Using TLS and HTTP/2 in development Permalink to " Using TLS and HTTP/2 in development"

Introduction Permalink to "Introduction"

This page is for using TLS and HTTP/2 in development (mainly for testing purposes). For production configuration, please read the security section in the production documentation.

TLS is the protocol used when having an https:// URL, and it is required in order to use HTTP/2 on modern browsers.

It is useful to use those protocols when testing an application, mainly for performance reasons.

Using TLS and HTTP/2 with Spring Boot Permalink to "Using TLS and HTTP/2 with Spring Boot"

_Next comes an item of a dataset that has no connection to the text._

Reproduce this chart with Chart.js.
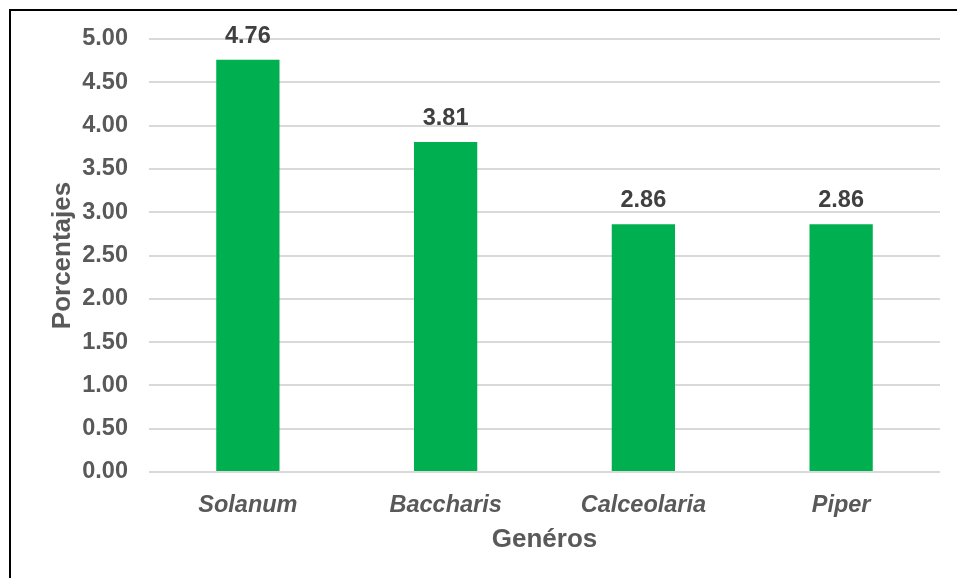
<!DOCTYPE html>
<html>
<head>
<meta charset="utf-8">
<script src="https://cdn.jsdelivr.net/npm/chart.js@4/dist/chart.umd.min.js"></script>
<style>
  html, body { margin: 0; padding: 0; background: #fff; overflow: hidden; }
  #wrap { position: relative; width: 957px; height: 578px; }
  #frame {
    position: absolute; left: 9px; top: 9px; width: 2000px; height: 2000px;
    border-left: 2px solid #000; border-top: 2px solid #000;
    pointer-events: none;
  }
  canvas { position: absolute; left: 0; top: 0; }
</style>
</head>
<body>
<div id="wrap">
  <canvas id="chart" width="957" height="578"></canvas>
  <div id="frame"></div>
</div>
<script>
// ── DATA ───────────────────────────────────────────
const generos     = ["Solanum", "Baccharis", "Calceolaria", "Piper"];
const porcentajes = [4.76, 3.81, 2.86, 2.86];
const yTicks      = [0, 0.5, 1, 1.5, 2, 2.5, 3, 3.5, 4, 4.5, 5];

const FONT  = "'Liberation Sans', Arial, sans-serif";
const GRAY  = "#595959";
const GREEN = "#00B050";

// value labels above each bar
const barLabels = {
  id: "barLabels",
  afterDatasetsDraw(chart) {
    const { ctx } = chart;
    const meta = chart.getDatasetMeta(0);
    ctx.save();
    ctx.font = `bold 23.5px ${FONT}`;
    ctx.fillStyle = "#404040";
    ctx.textAlign = "center";
    ctx.textBaseline = "alphabetic";
    meta.data.forEach((bar, i) => {
      ctx.fillText(porcentajes[i].toFixed(2), bar.x, bar.y - 17);
    });
    ctx.restore();
  }
};

new Chart(document.getElementById("chart").getContext("2d"), {
  type: "bar",
  data: {
    labels: generos,
    datasets: [{
      data: porcentajes,
      backgroundColor: GREEN,
      borderWidth: 0,
      categoryPercentage: 1,
      barPercentage: 0.32
    }]
  },
  options: {
    responsive: false,
    animation: false,
    layout: { padding: { left: 0, top: 39, right: 17, bottom: 0 } },
    plugins: {
      legend: { display: false },
      tooltip: { enabled: false }
    },
    scales: {
      x: {
        afterFit: s => { s.height = 106; },
        grid: { display: false },
        border: { display: false },
        ticks: {
          padding: 11,
          color: GRAY,
          font: { family: FONT, size: 23.5, weight: "bold", style: "italic" }
        },
        title: {
          display: true,
          text: "Genéros",
          color: GRAY,
          padding: { top: 0, bottom: 23 },
          font: { family: FONT, size: 26, weight: "bold" }
        }
      },
      y: {
        min: 0,
        max: 5,
        afterFit: s => { s.width = 149; },
        afterBuildTicks: s => { s.ticks = yTicks.map(v => ({ value: v })); },
        grid: { color: "#d9d9d9", lineWidth: 2, drawTicks: false },
        border: { display: false },
        ticks: {
          padding: 21,
          color: GRAY,
          font: { family: FONT, size: 23.5, weight: "bold" },
          callback: v => Number(v).toFixed(2)
        },
        title: {
          display: true,
          text: "Porcentajes",
          color: GRAY,
          padding: { top: 47, bottom: 0 },
          font: { family: FONT, size: 26, weight: "bold" }
        }
      }
    }
  },
  plugins: [barLabels]
});
</script>
</body>
</html>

JHipster has a specific configuration for configuring both TLS and HTTP/2 (see the common application properties documentation), and in order to make things even simpler:

  • JHipster generates a self-signed certificate at application generation
  • A specific tls profile is provided (see the profiles documentation)

In order to run JHipster with the provided self-signed certificate, with TLS and HTTP/2 enabled, you need to use the tls profile:

  • with Maven: ./mvnw -Pdev,tls
  • with Gradle: ./gradlew -Ptls

The application will be available on https://localhost:8080/.

As the certificate is self-signed, your browser will issue a warning, and you will need to ignore it (or import it) in order to access the application.

Using TLS and HTTP/2 with Angular or React or Vue.js Permalink to "Using TLS and HTTP/2 with Angular or React or Vue.js"

Instead of using npm start in order to run the front-end (with Webpack and BrowserSync), run npm run start-tls, and it will connect to the back-end running on https://localhost:8080/.

Everything should then work the same as without TLS and HTTP/2.